Over the weekend I had the opportunity to watch Fish Can't Fly, a documentary that presents the stories of several ex-ex-gays and their experiences in Exodus-affiliated programs. I could definitely relate to much of what the speakers shared - the false expectations about "change", the shame, the denial, and the ultimate realization that the real lie is the pretense that we're all just repressed heterosexuals who haven't properly affirmed our masculinity (or femininity, as the case may be).
Peterson Toscano summed it up best with an analogy that his father came up with (and I paraphrase): you can throw a fish across the room and make it think that it's flying, at least until it smashes against the far wall. Hence the name of the documentary.
For a number of years I psyched myself into believing that I was "growing into" heterosexuality and developing an attraction toward women. I even tried the dating scene. Ultimately, though, while I could certainly enjoy the company of women as friends, there was never any spark there, nothing that could compare to the tumultuous feelings that I continued to experience around certain male friends and acquaintances (and that I desperately fought to shove down as far as possible).
And I'm not just talking about lust, though I certainly struggle with lust as much as anyone. My feelings for other men run far deeper than the physical; in fact, the handful of times that I've really fallen in love it had little or nothing to do with the other guy's looks. In short, it's every emotional dimension that I'm supposed to experience (the key words here being "supposed to") in a heterosexual relationship.
Granted, Fish Can't Fly only presents one side of the story. There are individuals who have positive experiences in ex-gay programs and stick with it for the long haul, and their stories need to be acknowledged too (as Exodus would be quick to point out). But good luck getting Exodus to acknowledge that there are people who come out of their programs with legitimate grievances.

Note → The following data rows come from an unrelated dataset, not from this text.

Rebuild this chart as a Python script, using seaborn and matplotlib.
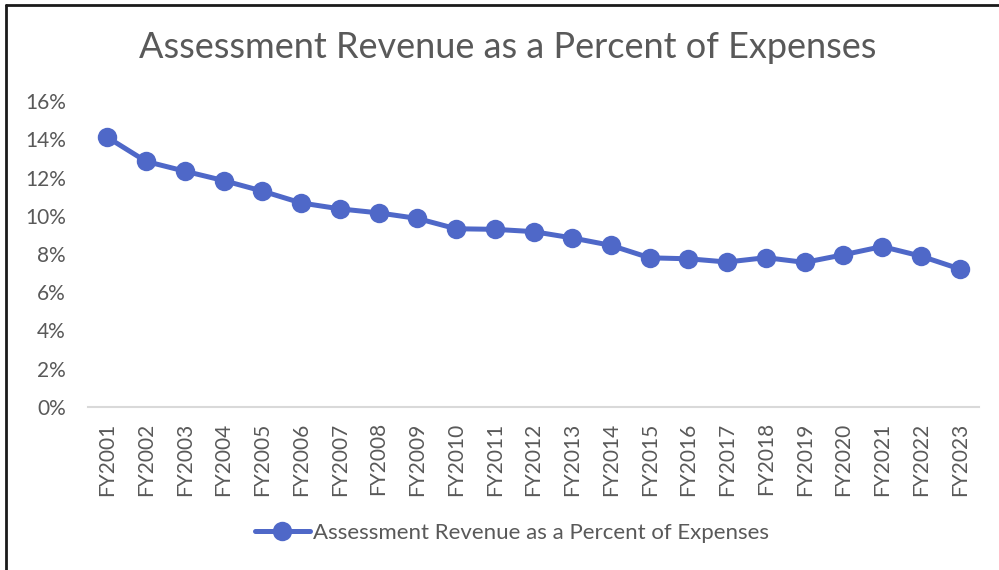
import matplotlib
matplotlib.use("Agg")
import matplotlib.pyplot as plt
from matplotlib.lines import Line2D
from matplotlib.ticker import FuncFormatter, MultipleLocator
import pandas as pd
import seaborn as sns

# data (percent)
years = ["FY2001", "FY2002", "FY2003", "FY2004", "FY2005", "FY2006", "FY2007",
         "FY2008", "FY2009", "FY2010", "FY2011", "FY2012", "FY2013", "FY2014",
         "FY2015", "FY2016", "FY2017", "FY2018", "FY2019", "FY2020", "FY2021",
         "FY2022", "FY2023"]
pct = [14.1, 12.84, 12.33, 11.84, 11.29, 10.67, 10.36, 10.15, 9.86, 9.32, 9.29,
       9.17, 8.84, 8.45, 7.80, 7.75, 7.58, 7.81, 7.56, 7.96, 8.39, 7.89, 7.22]
series_name = "Assessment Revenue as a Percent of Expenses"

df = pd.DataFrame({"year": years, "pct": pct})

sns.set_theme(style="white")
plt.rcParams["font.family"] = ["Lato", "DejaVu Sans"]

text_col = "#595959"
line_col = "#4F68C8"

fig = plt.figure(figsize=(9.99, 5.70), dpi=100)
ax = fig.add_axes([88 / 999, 1 - 407 / 570, (979 - 88) / 999, (407 - 101) / 570])

sns.lineplot(data=df, x="year", y="pct", ax=ax, color=line_col, linewidth=3.6,
             marker="o", markersize=14, markeredgewidth=0, sort=False,
             label=series_name, legend=False)

ax.set_xlim(-0.5, len(years) - 0.5)
ax.set_ylim(0, 16)
ax.yaxis.set_major_locator(MultipleLocator(2))
ax.yaxis.set_major_formatter(FuncFormatter(lambda v, p: f"{v:.0f}%"))
ax.set_xlabel("")
ax.set_ylabel("")

for s in ["top", "right", "left"]:
    ax.spines[s].set_visible(False)
ax.spines["bottom"].set_color("#D9D9D9")
ax.spines["bottom"].set_linewidth(1.5)

ax.tick_params(axis="y", length=0, labelsize=15, labelcolor=text_col, pad=16)
ax.tick_params(axis="x", length=0, labelsize=15, labelcolor=text_col, pad=11,
               labelrotation=90)

fig.text(508 / 999, 1 - 48 / 570, series_name, ha="center", va="center",
         fontsize=26, color=text_col)

handles, labels = ax.get_legend_handles_labels()
fig.legend(handles, labels, loc="center", bbox_to_anchor=(512 / 999, 1 - 533 / 570),
           frameon=False, fontsize=16, labelcolor=text_col, handlelength=2.5,
           handletextpad=0.15)

# chart frame (top and left edges visible in the reference)
fig.add_artist(Line2D([6 / 999, 1], [1 - 5 / 570, 1 - 5 / 570],
                      transform=fig.transFigure, color="#1a1a1a", linewidth=2))
fig.add_artist(Line2D([6 / 999, 6 / 999], [0, 1 - 5 / 570],
                      transform=fig.transFigure, color="#1a1a1a", linewidth=2))

fig.savefig("out.png", dpi=100)
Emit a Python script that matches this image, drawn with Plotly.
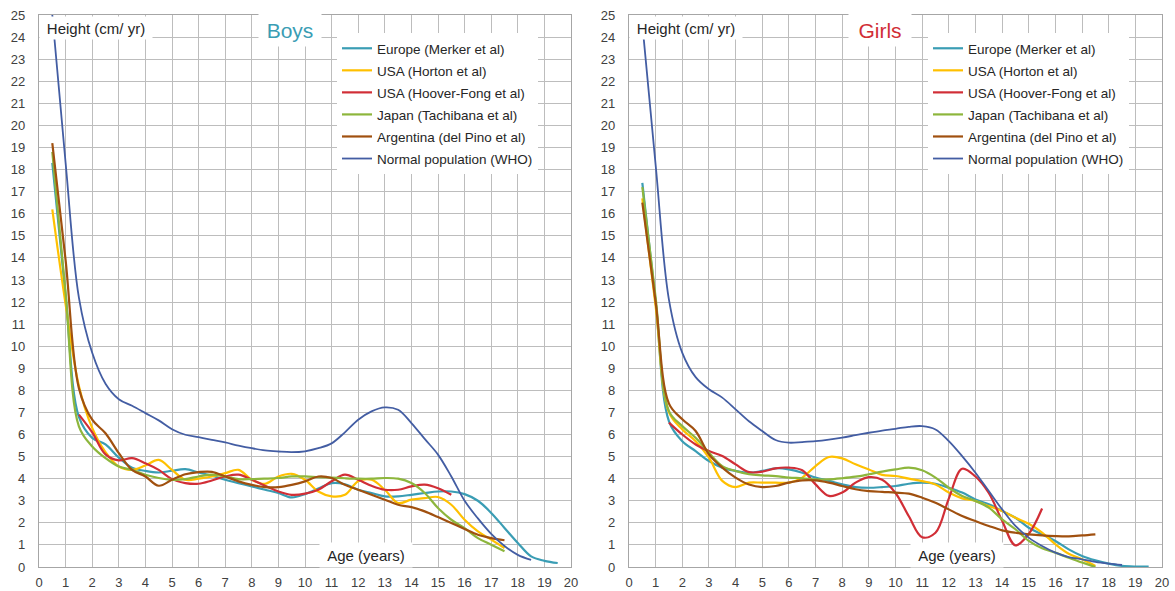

In fact, good luck getting Exodus to acknowledge anything that doesn't advance their agenda. I can understand why Exodus spokespersons avoid admitting the fact that they (and/or many of their affiliates) have perpetuated false stereotypes about gays, promoted obsolete psychological theories, employed questionable counseling methods and even engaged directly in what could be considered spiritual abuse. After all, in the political arena you simply don't ever admit when you're wrong; such a display of weakness would be a field day for your enemies.
But Exodus is also supposed to be a Christian ministry and, by extension, an arm of the church. Last time I checked, honesty and humility were still regarded as Christian virtues - and it's in those "weak" virtues that the church's true power lies. By engaging with the world as a political entity, Exodus has lost its true power and become just another special interest group swimming in the Washington, DC cesspool.
Exodus could once again become relevant to the people it was created to help, if its leaders were willing to humble themselves, admit the mistakes they've made and apologize to those that they've hurt along the way. Such a move would most likely crush their political ambitions (and they'd quickly find out which of their religious right "allies" were merely fair-weather friends), but ultimately they would gain far more than they lost.
Will it ever happen? Certainly not under Exodus' current administration. And so those of us who seek real answers to life's difficult questions will continue to look elsewhere.